*** Data shown

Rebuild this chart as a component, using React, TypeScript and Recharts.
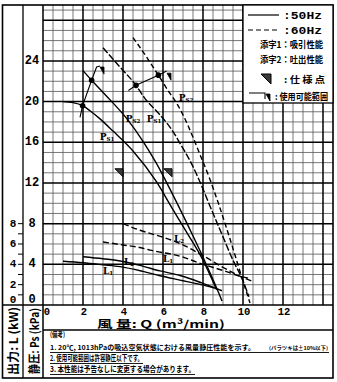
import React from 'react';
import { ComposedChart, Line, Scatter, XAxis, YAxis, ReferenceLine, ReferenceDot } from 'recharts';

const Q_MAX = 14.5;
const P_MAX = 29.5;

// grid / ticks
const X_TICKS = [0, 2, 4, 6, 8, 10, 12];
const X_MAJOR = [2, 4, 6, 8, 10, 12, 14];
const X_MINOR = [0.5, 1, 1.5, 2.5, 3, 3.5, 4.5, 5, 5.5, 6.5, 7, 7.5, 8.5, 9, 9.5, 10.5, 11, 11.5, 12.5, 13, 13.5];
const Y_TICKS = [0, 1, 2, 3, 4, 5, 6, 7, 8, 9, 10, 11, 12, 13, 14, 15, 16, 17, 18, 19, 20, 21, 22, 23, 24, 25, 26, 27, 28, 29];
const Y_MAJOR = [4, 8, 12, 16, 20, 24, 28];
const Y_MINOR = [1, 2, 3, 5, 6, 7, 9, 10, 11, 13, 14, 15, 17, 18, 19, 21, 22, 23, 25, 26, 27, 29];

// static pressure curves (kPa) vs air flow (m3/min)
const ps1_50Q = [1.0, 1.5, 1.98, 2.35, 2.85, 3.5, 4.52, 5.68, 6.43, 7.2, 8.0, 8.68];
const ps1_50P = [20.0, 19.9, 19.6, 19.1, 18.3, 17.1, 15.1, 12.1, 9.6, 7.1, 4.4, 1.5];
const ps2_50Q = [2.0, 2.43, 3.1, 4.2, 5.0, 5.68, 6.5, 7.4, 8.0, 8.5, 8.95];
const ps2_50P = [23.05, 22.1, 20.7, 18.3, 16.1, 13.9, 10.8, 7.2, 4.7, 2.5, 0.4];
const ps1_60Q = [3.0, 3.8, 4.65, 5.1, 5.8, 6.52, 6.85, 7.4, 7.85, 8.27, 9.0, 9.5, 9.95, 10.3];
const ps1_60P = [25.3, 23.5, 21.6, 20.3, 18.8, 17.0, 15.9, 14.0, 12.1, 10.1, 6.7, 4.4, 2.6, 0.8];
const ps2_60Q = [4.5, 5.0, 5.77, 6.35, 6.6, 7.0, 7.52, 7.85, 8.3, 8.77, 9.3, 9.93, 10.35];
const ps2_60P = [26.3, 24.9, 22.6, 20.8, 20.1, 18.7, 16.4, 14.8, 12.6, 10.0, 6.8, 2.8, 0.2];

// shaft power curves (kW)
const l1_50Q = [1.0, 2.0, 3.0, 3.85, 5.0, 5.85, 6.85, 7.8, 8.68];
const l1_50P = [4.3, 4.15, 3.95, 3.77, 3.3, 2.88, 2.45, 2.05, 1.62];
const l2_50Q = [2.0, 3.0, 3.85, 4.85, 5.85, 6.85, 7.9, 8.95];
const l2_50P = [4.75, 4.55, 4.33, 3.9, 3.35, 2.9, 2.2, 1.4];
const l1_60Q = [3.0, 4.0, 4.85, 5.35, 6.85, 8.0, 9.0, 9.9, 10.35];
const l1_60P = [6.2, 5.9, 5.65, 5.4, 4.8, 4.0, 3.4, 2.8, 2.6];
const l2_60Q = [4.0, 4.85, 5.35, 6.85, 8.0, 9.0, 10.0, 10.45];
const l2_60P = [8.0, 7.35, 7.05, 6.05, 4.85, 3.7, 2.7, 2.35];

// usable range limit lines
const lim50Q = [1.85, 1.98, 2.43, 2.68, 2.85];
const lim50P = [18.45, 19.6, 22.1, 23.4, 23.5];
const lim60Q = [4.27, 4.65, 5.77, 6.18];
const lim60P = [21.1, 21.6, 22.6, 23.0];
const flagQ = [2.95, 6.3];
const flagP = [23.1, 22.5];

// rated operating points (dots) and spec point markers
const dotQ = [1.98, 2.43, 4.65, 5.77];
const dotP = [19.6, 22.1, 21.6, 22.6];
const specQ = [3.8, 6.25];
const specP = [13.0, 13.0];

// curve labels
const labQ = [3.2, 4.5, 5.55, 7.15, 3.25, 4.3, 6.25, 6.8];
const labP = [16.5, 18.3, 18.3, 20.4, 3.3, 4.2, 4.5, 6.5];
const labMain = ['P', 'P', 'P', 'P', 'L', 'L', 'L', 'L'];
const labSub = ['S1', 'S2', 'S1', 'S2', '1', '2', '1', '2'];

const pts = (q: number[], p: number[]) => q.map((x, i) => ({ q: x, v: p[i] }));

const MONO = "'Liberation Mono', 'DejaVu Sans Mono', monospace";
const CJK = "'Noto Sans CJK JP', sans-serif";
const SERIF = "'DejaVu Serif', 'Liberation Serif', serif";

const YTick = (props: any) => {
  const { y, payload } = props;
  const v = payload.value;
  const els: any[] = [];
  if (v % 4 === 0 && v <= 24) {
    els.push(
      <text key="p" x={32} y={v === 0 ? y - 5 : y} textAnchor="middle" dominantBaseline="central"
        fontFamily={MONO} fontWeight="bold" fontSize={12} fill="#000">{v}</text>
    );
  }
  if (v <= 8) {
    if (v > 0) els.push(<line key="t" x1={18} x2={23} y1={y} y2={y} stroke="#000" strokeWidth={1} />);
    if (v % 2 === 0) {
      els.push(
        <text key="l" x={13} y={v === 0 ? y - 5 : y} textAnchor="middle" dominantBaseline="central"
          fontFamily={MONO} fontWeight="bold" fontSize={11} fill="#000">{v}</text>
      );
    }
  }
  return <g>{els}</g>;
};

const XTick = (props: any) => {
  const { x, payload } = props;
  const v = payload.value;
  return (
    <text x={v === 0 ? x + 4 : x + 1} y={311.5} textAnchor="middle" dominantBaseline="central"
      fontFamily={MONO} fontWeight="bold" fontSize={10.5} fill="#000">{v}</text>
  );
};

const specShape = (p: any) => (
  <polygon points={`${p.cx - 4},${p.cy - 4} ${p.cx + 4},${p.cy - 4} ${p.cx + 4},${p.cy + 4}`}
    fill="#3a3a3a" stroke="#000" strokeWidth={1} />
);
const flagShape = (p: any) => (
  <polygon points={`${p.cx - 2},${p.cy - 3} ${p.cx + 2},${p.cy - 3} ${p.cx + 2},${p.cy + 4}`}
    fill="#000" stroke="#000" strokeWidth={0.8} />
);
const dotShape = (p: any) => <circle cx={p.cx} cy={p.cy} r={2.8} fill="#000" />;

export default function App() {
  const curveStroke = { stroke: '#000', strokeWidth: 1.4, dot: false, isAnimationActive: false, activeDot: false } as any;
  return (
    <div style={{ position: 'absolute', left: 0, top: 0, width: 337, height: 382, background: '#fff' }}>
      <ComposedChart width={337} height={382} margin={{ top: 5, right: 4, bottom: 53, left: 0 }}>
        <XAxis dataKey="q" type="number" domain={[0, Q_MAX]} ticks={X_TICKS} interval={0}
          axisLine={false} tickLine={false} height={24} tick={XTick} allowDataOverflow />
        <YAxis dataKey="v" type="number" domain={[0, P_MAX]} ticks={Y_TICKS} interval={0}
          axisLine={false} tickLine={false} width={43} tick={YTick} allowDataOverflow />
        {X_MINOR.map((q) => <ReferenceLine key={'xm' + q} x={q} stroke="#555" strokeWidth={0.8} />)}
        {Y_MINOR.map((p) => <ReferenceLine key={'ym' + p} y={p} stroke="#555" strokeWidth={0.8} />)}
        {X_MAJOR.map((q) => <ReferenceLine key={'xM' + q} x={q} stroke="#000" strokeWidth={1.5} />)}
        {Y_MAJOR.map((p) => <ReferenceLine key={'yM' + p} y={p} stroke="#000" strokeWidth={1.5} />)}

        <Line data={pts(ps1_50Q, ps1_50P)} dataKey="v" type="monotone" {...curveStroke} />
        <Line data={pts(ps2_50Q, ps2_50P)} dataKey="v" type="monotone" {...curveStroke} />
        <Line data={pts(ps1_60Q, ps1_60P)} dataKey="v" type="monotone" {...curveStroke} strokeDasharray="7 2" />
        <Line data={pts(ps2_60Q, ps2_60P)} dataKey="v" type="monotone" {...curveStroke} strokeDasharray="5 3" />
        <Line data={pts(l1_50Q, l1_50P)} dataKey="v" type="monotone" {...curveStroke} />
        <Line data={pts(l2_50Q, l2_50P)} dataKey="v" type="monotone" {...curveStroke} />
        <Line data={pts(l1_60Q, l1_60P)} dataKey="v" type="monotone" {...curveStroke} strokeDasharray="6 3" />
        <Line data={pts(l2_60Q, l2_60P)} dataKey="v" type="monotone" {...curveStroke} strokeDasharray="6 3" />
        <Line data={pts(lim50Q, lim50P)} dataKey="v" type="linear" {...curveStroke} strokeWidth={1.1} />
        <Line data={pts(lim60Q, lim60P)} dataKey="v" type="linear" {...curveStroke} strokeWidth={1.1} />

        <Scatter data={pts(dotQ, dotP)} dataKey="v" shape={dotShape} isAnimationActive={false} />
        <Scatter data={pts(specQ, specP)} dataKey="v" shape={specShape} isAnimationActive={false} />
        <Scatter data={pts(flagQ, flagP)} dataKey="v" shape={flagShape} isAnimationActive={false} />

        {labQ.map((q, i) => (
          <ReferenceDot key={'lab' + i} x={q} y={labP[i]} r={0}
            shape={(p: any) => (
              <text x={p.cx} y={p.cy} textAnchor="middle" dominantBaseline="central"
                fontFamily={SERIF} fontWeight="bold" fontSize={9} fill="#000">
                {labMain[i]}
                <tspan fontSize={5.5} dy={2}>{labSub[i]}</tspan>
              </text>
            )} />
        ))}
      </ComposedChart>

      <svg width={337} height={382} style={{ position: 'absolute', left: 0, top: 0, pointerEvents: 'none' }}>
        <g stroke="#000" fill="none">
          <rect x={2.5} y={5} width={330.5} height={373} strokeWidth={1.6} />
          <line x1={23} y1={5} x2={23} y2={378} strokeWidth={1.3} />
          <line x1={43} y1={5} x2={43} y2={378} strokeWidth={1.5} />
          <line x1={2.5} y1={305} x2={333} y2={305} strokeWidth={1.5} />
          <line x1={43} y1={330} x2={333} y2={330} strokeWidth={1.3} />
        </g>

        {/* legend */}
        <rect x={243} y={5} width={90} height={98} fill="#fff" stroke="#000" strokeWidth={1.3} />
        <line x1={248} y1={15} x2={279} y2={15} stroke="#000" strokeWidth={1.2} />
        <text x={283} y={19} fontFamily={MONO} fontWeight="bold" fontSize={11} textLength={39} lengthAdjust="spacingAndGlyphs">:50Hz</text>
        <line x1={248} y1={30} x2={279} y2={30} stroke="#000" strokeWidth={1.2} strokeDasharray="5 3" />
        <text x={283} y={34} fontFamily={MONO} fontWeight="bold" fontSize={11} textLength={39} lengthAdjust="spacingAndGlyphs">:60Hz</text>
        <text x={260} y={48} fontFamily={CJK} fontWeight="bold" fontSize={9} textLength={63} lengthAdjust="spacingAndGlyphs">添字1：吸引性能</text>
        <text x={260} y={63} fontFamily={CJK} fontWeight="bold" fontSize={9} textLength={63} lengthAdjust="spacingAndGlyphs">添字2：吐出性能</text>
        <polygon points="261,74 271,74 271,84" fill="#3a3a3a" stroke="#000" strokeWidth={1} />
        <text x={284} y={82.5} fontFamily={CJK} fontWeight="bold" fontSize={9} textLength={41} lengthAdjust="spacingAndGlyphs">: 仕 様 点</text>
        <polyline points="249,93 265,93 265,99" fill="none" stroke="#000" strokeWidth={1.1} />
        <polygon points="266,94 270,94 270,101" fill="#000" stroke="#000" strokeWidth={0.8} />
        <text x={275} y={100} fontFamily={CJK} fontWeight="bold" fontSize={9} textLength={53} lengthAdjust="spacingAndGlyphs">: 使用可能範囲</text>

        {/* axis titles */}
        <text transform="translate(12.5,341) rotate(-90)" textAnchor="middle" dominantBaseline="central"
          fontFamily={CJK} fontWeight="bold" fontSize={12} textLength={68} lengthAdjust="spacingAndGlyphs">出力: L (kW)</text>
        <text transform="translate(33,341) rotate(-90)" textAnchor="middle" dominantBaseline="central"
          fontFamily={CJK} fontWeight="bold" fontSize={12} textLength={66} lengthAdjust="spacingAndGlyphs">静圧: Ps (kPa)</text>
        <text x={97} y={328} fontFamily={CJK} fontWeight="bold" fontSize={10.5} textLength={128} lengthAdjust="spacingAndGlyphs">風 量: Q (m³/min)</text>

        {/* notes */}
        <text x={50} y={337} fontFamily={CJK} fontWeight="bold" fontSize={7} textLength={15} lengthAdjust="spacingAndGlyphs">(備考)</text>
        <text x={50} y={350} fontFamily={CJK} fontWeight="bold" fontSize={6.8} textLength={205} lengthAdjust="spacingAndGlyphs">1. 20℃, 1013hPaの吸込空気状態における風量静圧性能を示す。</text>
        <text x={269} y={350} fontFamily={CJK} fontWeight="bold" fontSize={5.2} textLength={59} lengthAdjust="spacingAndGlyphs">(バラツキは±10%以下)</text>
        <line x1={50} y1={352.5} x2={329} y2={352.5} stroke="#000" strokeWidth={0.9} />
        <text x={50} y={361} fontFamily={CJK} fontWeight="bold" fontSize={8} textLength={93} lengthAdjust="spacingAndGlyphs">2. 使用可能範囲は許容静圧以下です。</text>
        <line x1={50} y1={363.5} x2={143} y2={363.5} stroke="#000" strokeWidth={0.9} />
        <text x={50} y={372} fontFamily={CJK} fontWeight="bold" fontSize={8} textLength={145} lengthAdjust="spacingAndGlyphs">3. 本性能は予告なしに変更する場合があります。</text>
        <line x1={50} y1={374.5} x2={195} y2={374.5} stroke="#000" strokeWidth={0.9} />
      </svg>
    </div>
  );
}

******

Task directions: Quote, exactly and only, the lines from the first line of the data above through the line containing "const l2_60P = [8.0, 7.35, 7.05, 6.05, 4.85, 3.7, 2.7, 2.35];". The pictures do not belong in it.

Solved problem:
Rebuild this chart as a component, using React, TypeScript and Recharts.
import React from 'react';
import { ComposedChart, Line, Scatter, XAxis, YAxis, ReferenceLine, ReferenceDot } from 'recharts';

const Q_MAX = 14.5;
const P_MAX = 29.5;

// grid / ticks
const X_TICKS = [0, 2, 4, 6, 8, 10, 12];
const X_MAJOR = [2, 4, 6, 8, 10, 12, 14];
const X_MINOR = [0.5, 1, 1.5, 2.5, 3, 3.5, 4.5, 5, 5.5, 6.5, 7, 7.5, 8.5, 9, 9.5, 10.5, 11, 11.5, 12.5, 13, 13.5];
const Y_TICKS = [0, 1, 2, 3, 4, 5, 6, 7, 8, 9, 10, 11, 12, 13, 14, 15, 16, 17, 18, 19, 20, 21, 22, 23, 24, 25, 26, 27, 28, 29];
const Y_MAJOR = [4, 8, 12, 16, 20, 24, 28];
const Y_MINOR = [1, 2, 3, 5, 6, 7, 9, 10, 11, 13, 14, 15, 17, 18, 19, 21, 22, 23, 25, 26, 27, 29];

// static pressure curves (kPa) vs air flow (m3/min)
const ps1_50Q = [1.0, 1.5, 1.98, 2.35, 2.85, 3.5, 4.52, 5.68, 6.43, 7.2, 8.0, 8.68];
const ps1_50P = [20.0, 19.9, 19.6, 19.1, 18.3, 17.1, 15.1, 12.1, 9.6, 7.1, 4.4, 1.5];
const ps2_50Q = [2.0, 2.43, 3.1, 4.2, 5.0, 5.68, 6.5, 7.4, 8.0, 8.5, 8.95];
const ps2_50P = [23.05, 22.1, 20.7, 18.3, 16.1, 13.9, 10.8, 7.2, 4.7, 2.5, 0.4];
const ps1_60Q = [3.0, 3.8, 4.65, 5.1, 5.8, 6.52, 6.85, 7.4, 7.85, 8.27, 9.0, 9.5, 9.95, 10.3];
const ps1_60P = [25.3, 23.5, 21.6, 20.3, 18.8, 17.0, 15.9, 14.0, 12.1, 10.1, 6.7, 4.4, 2.6, 0.8];
const ps2_60Q = [4.5, 5.0, 5.77, 6.35, 6.6, 7.0, 7.52, 7.85, 8.3, 8.77, 9.3, 9.93, 10.35];
const ps2_60P = [26.3, 24.9, 22.6, 20.8, 20.1, 18.7, 16.4, 14.8, 12.6, 10.0, 6.8, 2.8, 0.2];

// shaft power curves (kW)
const l1_50Q = [1.0, 2.0, 3.0, 3.85, 5.0, 5.85, 6.85, 7.8, 8.68];
const l1_50P = [4.3, 4.15, 3.95, 3.77, 3.3, 2.88, 2.45, 2.05, 1.62];
const l2_50Q = [2.0, 3.0, 3.85, 4.85, 5.85, 6.85, 7.9, 8.95];
const l2_50P = [4.75, 4.55, 4.33, 3.9, 3.35, 2.9, 2.2, 1.4];
const l1_60Q = [3.0, 4.0, 4.85, 5.35, 6.85, 8.0, 9.0, 9.9, 10.35];
const l1_60P = [6.2, 5.9, 5.65, 5.4, 4.8, 4.0, 3.4, 2.8, 2.6];
const l2_60Q = [4.0, 4.85, 5.35, 6.85, 8.0, 9.0, 10.0, 10.45];
const l2_60P = [8.0, 7.35, 7.05, 6.05, 4.85, 3.7, 2.7, 2.35];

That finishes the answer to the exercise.